Neef appears not to be a serious natural scientist (correct me if this is wrong). He teaches in the Arts Faculty and according to his page at Auckland University he holds MSc and PhD degrees in Agricultural Economics and the soft subjects of Development Policy and Rural Sociology [not usually considered natural sciences] from the University of Hohenheim in Stuttgart, Germany. He says he advised the German Parliament on “issues of global food security and on societal and political discourses on the commodification of biodiversity and ecosystem services.”

I won’t try to argue with that (knowing a swamp when I smell methane), but I wonder why he hectors the New Zealand public on climate, which is far outside his field. Anyway, this is what the last 20,000 years of sea level looks like—total rise was about 130 metres (430 feet), but mild and steady for eight millenia:

Global sea level measured by tide gauges has risen at about 1.8 mm per year for about the last 8000 years. Satellite observations began in 1993 and report a higher rate of rise, about 3.2 mm/yr, but this is unexplained.
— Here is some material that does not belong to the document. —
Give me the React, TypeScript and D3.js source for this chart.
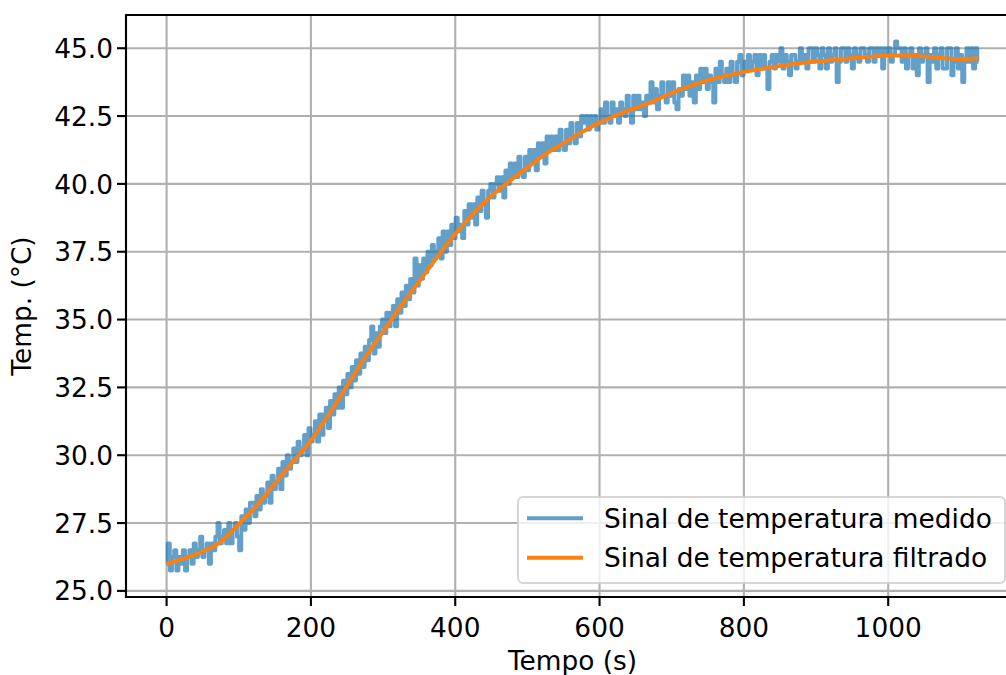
import React from "react";
import * as d3 from "d3";

// ---------- data ----------
const SAMPLE_PERIOD = 3; // s, measured signal sampling used here

const measured: number[] = [
  26.0, 26.75, 25.75, 26.25, 26.5, 25.75, 26.25, 26.0, 26.5, 25.75, 26.25, 26.5, 26.0, 26.75, 26.25, 26.5, 27.0, 26.25, 26.5, 26.75,
  26.0, 26.75, 26.5, 27.0, 27.5, 26.75, 27.0, 27.25, 26.75, 27.5, 26.75, 27.25, 27.5, 27.0, 26.5, 27.75, 27.25, 28.0, 27.5, 28.25,
  28.25, 27.75, 28.5, 28.0, 28.75, 28.25, 28.5, 29.0, 28.25, 29.25, 28.75, 29.0, 29.5, 28.75, 29.75, 29.25, 30.0, 29.5, 29.75, 30.25,
  29.75, 30.5, 30.0, 30.25, 30.75, 30.0, 31.0, 30.5, 30.75, 31.25, 30.5, 31.5, 30.75, 31.5, 31.75, 31.0, 32.0, 31.5, 32.25, 31.75,
  32.5, 31.75, 32.75, 32.25, 33.0, 32.5, 33.25, 32.75, 33.5, 33.0, 33.75, 33.25, 34.0, 33.5, 34.25, 34.75, 33.75, 34.5, 34.0, 34.75,
  35.0, 34.5, 35.25, 34.75, 35.25, 35.5, 34.75, 35.75, 35.25, 36.0, 35.5, 36.25, 35.75, 36.5, 36.0, 37.25, 36.25, 37.0, 36.5, 37.25,
  36.75, 37.5, 37.0, 37.75, 37.25, 37.5, 38.0, 37.25, 38.25, 37.5, 38.25, 37.75, 38.5, 38.0, 38.75, 38.25, 38.5, 38.0, 39.0, 38.5,
  39.25, 38.75, 39.25, 38.5, 39.5, 39.0, 39.75, 39.25, 38.75, 39.75, 40.0, 39.5, 40.0, 40.25, 39.75, 40.25, 39.5, 40.5, 40.0, 40.75,
  40.25, 40.75, 40.25, 41.0, 40.5, 40.25, 41.0, 40.5, 41.25, 40.75, 41.25, 40.5, 41.5, 41.0, 41.5, 40.75, 41.75, 41.25, 41.75, 41.25,
  41.75, 41.25, 42.0, 41.5, 41.25, 42.0, 41.5, 42.25, 41.75, 41.5, 42.25, 41.75, 42.5, 42.25, 42.5, 42.0, 42.5, 42.25, 42.5, 42.0,
  42.25, 42.75, 42.25, 43.0, 42.5, 42.25, 43.0, 42.5, 42.75, 42.25, 43.0, 42.75, 42.5, 43.25, 42.75, 42.25, 43.25, 42.75, 43.25, 42.75,
  43.0, 42.5, 43.25, 43.0, 43.75, 43.0, 43.5, 42.75, 43.25, 43.75, 43.25, 43.0, 43.75, 43.25, 43.75, 43.0, 42.75, 43.5, 43.25, 44.0,
  43.5, 44.0, 43.25, 43.75, 43.0, 44.0, 43.5, 44.25, 43.75, 44.25, 43.5, 44.0, 43.75, 43.0, 44.25, 43.75, 44.5, 44.0, 43.75, 44.25,
  43.75, 44.5, 44.0, 43.75, 44.5, 44.75, 44.0, 44.5, 44.25, 44.75, 44.25, 44.5, 44.75, 44.0, 44.75, 44.25, 44.75, 44.25, 43.5, 44.5,
  44.75, 44.25, 44.75, 44.5, 45.0, 44.25, 44.75, 44.5, 44.0, 44.75, 44.75, 44.25, 44.5, 45.0, 44.5, 44.75, 44.25, 45.0, 45.0, 44.5,
  45.0, 44.75, 44.25, 45.0, 44.75, 44.25, 45.0, 44.5, 44.75, 45.0, 43.75, 44.5, 45.0, 45.0, 44.5, 45.0, 44.75, 44.25, 45.0, 44.75,
  44.5, 45.0, 45.0, 44.75, 44.5, 45.0, 45.0, 44.5, 45.0, 44.75, 45.0, 44.25, 45.0, 44.75, 45.0, 44.5, 44.75, 45.25, 45.0, 45.0,
  44.5, 45.0, 44.25, 44.75, 45.0, 44.25, 44.75, 44.0, 45.0, 44.5, 44.75, 45.0, 43.75, 44.75, 44.5, 45.0, 44.25, 44.75, 45.0, 44.25,
  44.25, 45.0, 45.0, 44.0, 44.5, 45.0, 44.25, 44.75, 43.75, 44.5, 45.0, 44.5, 45.0, 44.25, 45.0, 44.5,
];

const filteredTimes: number[] = [
  0, 25, 50, 75, 100, 125, 150, 175, 200, 225, 250, 275, 300, 325, 350, 375, 400, 425, 450, 475,
  500, 525, 550, 575, 600, 625, 650, 675, 700, 725, 750, 775, 800, 825, 850, 875, 900, 925, 950, 975,
  1000, 1025, 1050, 1075, 1100, 1125,
];
const filtered: number[] = [
  26.0, 26.2, 26.45, 26.8, 27.45, 28.15, 28.95, 29.75, 30.55, 31.5, 32.55, 33.6, 34.55, 35.5, 36.4, 37.3, 38.15, 38.9, 39.55, 40.1,
  40.6, 41.1, 41.5, 41.9, 42.25, 42.55, 42.8, 43.05, 43.35, 43.6, 43.82, 43.98, 44.12, 44.24, 44.35, 44.44, 44.51, 44.57, 44.63, 44.69,
  44.73, 44.73, 44.7, 44.64, 44.6, 44.62,
];

const xTicks: number[] = [0, 200, 400, 600, 800, 1000];
const yTicks: number[] = [25.0, 27.5, 30.0, 32.5, 35.0, 37.5, 40.0, 42.5, 45.0];
const seriesNames: string[] = ["Sinal de temperatura medido", "Sinal de temperatura filtrado"];
const xLabel = "Tempo (s)";
const yLabel = "Temp. (°C)";

// ---------- layout ----------
const W = 1006;
const H = 675;
const M = { left: 126, top: 15, right: 1019, bottom: 597 };
const FS = 26.4;
const FONT = "'DejaVu Sans', sans-serif";
const BLUE = "#1f77b4";
const ORANGE = "#ff7f0e";
const LW = 3.9;
const GRID_W = 2.1;
const TICK_LEN = 9;

export default function App() {
  const x = d3.scaleLinear().domain([-56.25, 1181.25]).range([M.left, M.right]);
  const y = d3.scaleLinear().domain([24.775, 46.225]).range([M.bottom, M.top]);

  const measuredPts: [number, number][] = measured.map((v, i) => [i * SAMPLE_PERIOD, v]);
  const filteredPts: [number, number][] = filtered.map((v, i) => [filteredTimes[i], v]);

  const lineMeasured = d3
    .line<[number, number]>()
    .x((d) => x(d[0]))
    .y((d) => y(d[1]))
    .curve(d3.curveStep);
  const lineSmooth = d3
    .line<[number, number]>()
    .x((d) => x(d[0]))
    .y((d) => y(d[1]))
    .curve(d3.curveMonotoneX);

  const fmtY = d3.format(".1f");

  const legX = 518;
  const legY = 497;
  const legW = 487;
  const legH = 86;

  return (
    <svg
      width={W}
      height={H}
      style={{ position: "absolute", left: 0, top: 0, background: "#fff" }}
      fontFamily={FONT}
    >
      <rect x={0} y={0} width={W} height={H} fill="#fff" />
      <defs>
        <clipPath id="plotClip">
          <rect x={M.left} y={M.top} width={M.right - M.left} height={M.bottom - M.top} />
        </clipPath>
      </defs>

      {/* grid */}
      <g stroke="#b0b0b0" strokeWidth={GRID_W}>
        {xTicks.map((t) => (
          <line key={"gx" + t} x1={x(t)} x2={x(t)} y1={M.top} y2={M.bottom} />
        ))}
        {yTicks.map((t) => (
          <line key={"gy" + t} x1={M.left} x2={M.right} y1={y(t)} y2={y(t)} />
        ))}
      </g>

      {/* series */}
      <g clipPath="url(#plotClip)" fill="none" strokeLinejoin="round">
        <path d={lineMeasured(measuredPts) || ""} stroke={BLUE} strokeOpacity={0.7} strokeWidth={LW} />
        <path d={lineSmooth(filteredPts) || ""} stroke={ORANGE} strokeWidth={LW} />
      </g>

      {/* spines */}
      <g stroke="#000" strokeWidth={GRID_W} fill="none">
        <line x1={M.left} x2={M.left} y1={M.top} y2={M.bottom} strokeLinecap="square" />
        <line x1={M.left} x2={M.right} y1={M.bottom} y2={M.bottom} strokeLinecap="square" />
        <line x1={M.left} x2={M.right} y1={M.top} y2={M.top} strokeLinecap="square" />
        <line x1={M.right} x2={M.right} y1={M.top} y2={M.bottom} />
      </g>

      {/* x ticks */}
      <g>
        {xTicks.map((t) => (
          <g key={"xt" + t}>
            <line x1={x(t)} x2={x(t)} y1={M.bottom} y2={M.bottom + TICK_LEN} stroke="#000" strokeWidth={GRID_W} />
            <text x={x(t)} y={636.5} fontSize={FS} textAnchor="middle" fill="#000">
              {String(t)}
            </text>
          </g>
        ))}
      </g>

      {/* y ticks */}
      <g>
        {yTicks.map((t) => (
          <g key={"yt" + t}>
            <line x1={M.left - TICK_LEN} x2={M.left} y1={y(t)} y2={y(t)} stroke="#000" strokeWidth={GRID_W} />
            <text x={113} y={y(t) + 9.6} fontSize={FS} textAnchor="end" fill="#000">
              {fmtY(t)}
            </text>
          </g>
        ))}
      </g>

      {/* axis labels */}
      <text x={(M.left + M.right) / 2} y={670} fontSize={FS} textAnchor="middle" fill="#000">
        {xLabel}
      </text>
      <text
        transform={`translate(31, ${(M.top + M.bottom) / 2}) rotate(-90)`}
        fontSize={FS}
        textAnchor="middle"
        fill="#000"
      >
        {yLabel}
      </text>

      {/* legend */}
      <g>
        <rect
          x={legX}
          y={legY}
          width={legW}
          height={legH}
          rx={5}
          ry={5}
          fill="#fff"
          fillOpacity={0.8}
          stroke="#cccccc"
          strokeOpacity={0.8}
          strokeWidth={2}
        />
        {seriesNames.map((name, i) => {
          const cy = 518.3 + i * 39.4;
          return (
            <g key={name}>
              <line
                x1={527}
                x2={583}
                y1={cy}
                y2={cy}
                stroke={i === 0 ? BLUE : ORANGE}
                strokeOpacity={i === 0 ? 0.7 : 1}
                strokeWidth={LW}
              />
              <text x={604} y={cy + 9.2} fontSize={FS} fill="#000">
                {name}
              </text>
            </g>
          );
        })}
      </g>
    </svg>
  );
}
I am told by Dr Willem de Lange the discrepancy may have something to do with errors in the calculation of the geoid (the hypothetical shape of the ocean surface), with which the satellite measurements are compared. No significant rise has been reported by tide gauges, except where the land is sinking, which means the height of the sea right beside our infrastructure, the only place it matters, has not greatly changed. These facts refute the constant claims from warmsters of accelerating sea level rise.

New Zealand will never face the same situation as low-lying atolls and to state that we soon will is highly misleading … oh, but he doesn’t, does he? He says we “could face what’s happening in the Pacific.” Except that we are in the Pacific, it’s not affecting us and he mischaracterises the whole “extremely desperate” disaster scenario of global warming causing rising sea levels, which are not “having a disastrous impact.”
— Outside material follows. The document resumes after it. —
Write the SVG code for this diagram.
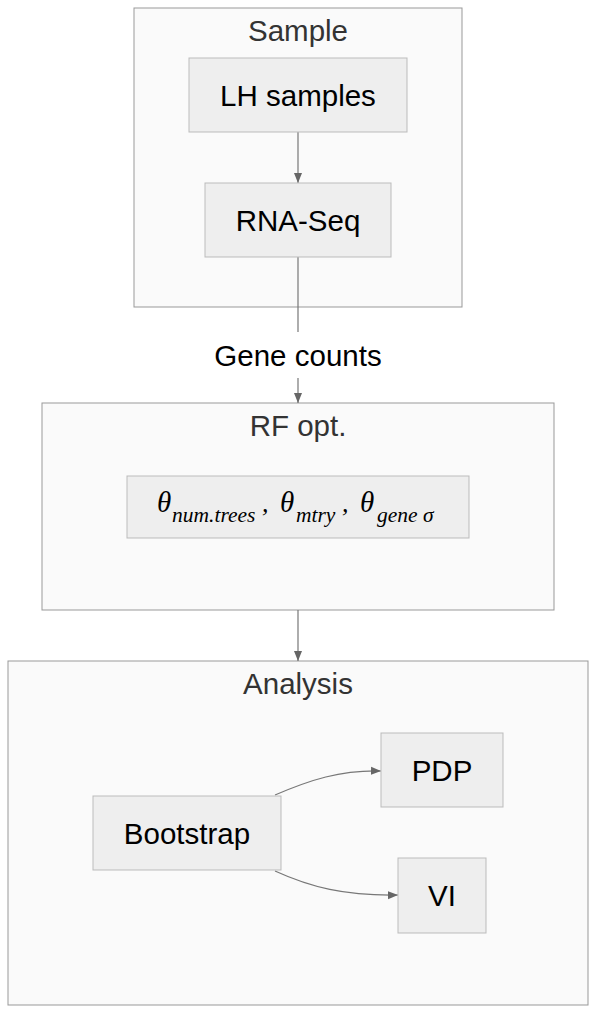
<svg xmlns="http://www.w3.org/2000/svg" width="596" height="1014" viewBox="0 0 596 1014">
<style>
.cluster{fill:#fafafa;stroke:#999;stroke-width:1}
.node{fill:#eeeeee;stroke:#bbbbbb;stroke-width:1}
.ct{font-family:"Liberation Sans",Arial,sans-serif;font-size:29.5px;fill:#333;text-anchor:middle}
.nt{font-family:"Liberation Sans",Arial,sans-serif;font-size:29.5px;fill:#000;text-anchor:middle}
.edge{fill:none;stroke:#777;stroke-width:1.2}
.m{font-family:"Liberation Serif","Times New Roman",serif;font-style:italic;fill:#000}
</style>
<defs>
<marker id="arr" viewBox="0 0 10 10" refX="10" refY="5" markerWidth="10" markerHeight="10" markerUnits="userSpaceOnUse" orient="auto">
<path d="M0,1 L10,5 L0,9 z" fill="#666"/>
</marker>
</defs>
<g id="cluster-sample">
<rect class="cluster" x="134" y="8" width="328" height="299"/>
<text class="ct" x="298" y="41">Sample</text>
</g>
<g id="cluster-rf">
<rect class="cluster" x="42" y="403" width="512" height="207"/>
<text class="ct" x="298" y="436">RF opt.</text>
</g>
<g id="cluster-analysis">
<rect class="cluster" x="8" y="661" width="580" height="344"/>
<text class="ct" x="298" y="694">Analysis</text>
</g>
<g id="connectors">
<line class="edge" x1="298" y1="132" x2="298" y2="183" marker-end="url(#arr)"/>
<line class="edge" x1="298" y1="257" x2="298" y2="332"/>
<line class="edge" x1="298" y1="378" x2="298" y2="403" marker-end="url(#arr)"/>
<line class="edge" x1="298" y1="610" x2="298" y2="661" marker-end="url(#arr)"/>
<path class="edge" d="M275,795 C310,780 340,770 381,771" marker-end="url(#arr)"/>
<path class="edge" d="M275,871 C310,887 345,896 398,895" marker-end="url(#arr)"/>
<text class="nt" x="298" y="366">Gene counts</text>
</g>
<g id="node-lh">
<rect class="node" x="189" y="58" width="218" height="74"/>
<text class="nt" x="298" y="106">LH samples</text>
</g>
<g id="node-rna">
<rect class="node" x="205" y="183" width="186" height="74"/>
<text class="nt" x="298" y="231">RNA-Seq</text>
</g>
<g id="node-theta">
<rect class="node" x="127" y="476" width="342" height="62"/>
<text class="m" font-size="29" x="157" y="512">θ</text>
<text class="m" font-size="21.5" x="172" y="522">num.trees</text>
<text class="m" font-size="26" x="262" y="512">,</text>
<text class="m" font-size="29" x="280" y="512">θ</text>
<text class="m" font-size="21.5" x="296" y="522">mtry</text>
<text class="m" font-size="26" x="342" y="512">,</text>
<text class="m" font-size="29" x="360" y="512">θ</text>
<text class="m" font-size="21.5" x="377" y="522">gene σ</text>
</g>
<g id="node-bootstrap">
<rect class="node" x="93" y="796" width="188" height="74"/>
<text class="nt" x="187" y="844">Bootstrap</text>
</g>
<g id="node-pdp">
<rect class="node" x="381" y="733" width="122" height="74"/>
<text class="nt" x="442" y="781">PDP</text>
</g>
<g id="node-vi">
<rect class="node" x="398" y="858" width="88" height="75"/>
<text class="nt" x="442" y="906">VI</text>
</g>
</svg>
Infants and teenagers know nothing

Consider the recurring theme of galloping global mean temperature: the truth is, it has hardly risen in 20 years. No infant, child or teenager has experienced global warming. The global datasets of UAH, HadCRUT4, NCDC and GISS all show temperatures in 1998 are virtually indistinguishable from today’s. It’s curious that RSS temperatures were quite similar to UAH, but since the update in 2015, RSS is running about 0.2 °C hotter than UAH.

Dr Neef knows nothing about many aspects of climate science—but neefer mind, we can help him.

Let us hope that the good Professor Neef sticks to disaster recovery and leaves the long-suffering Pacific Islanders alone in their counterfeit climate calamities. They have more than enough real ones to cope with—perhaps he might inquire about those.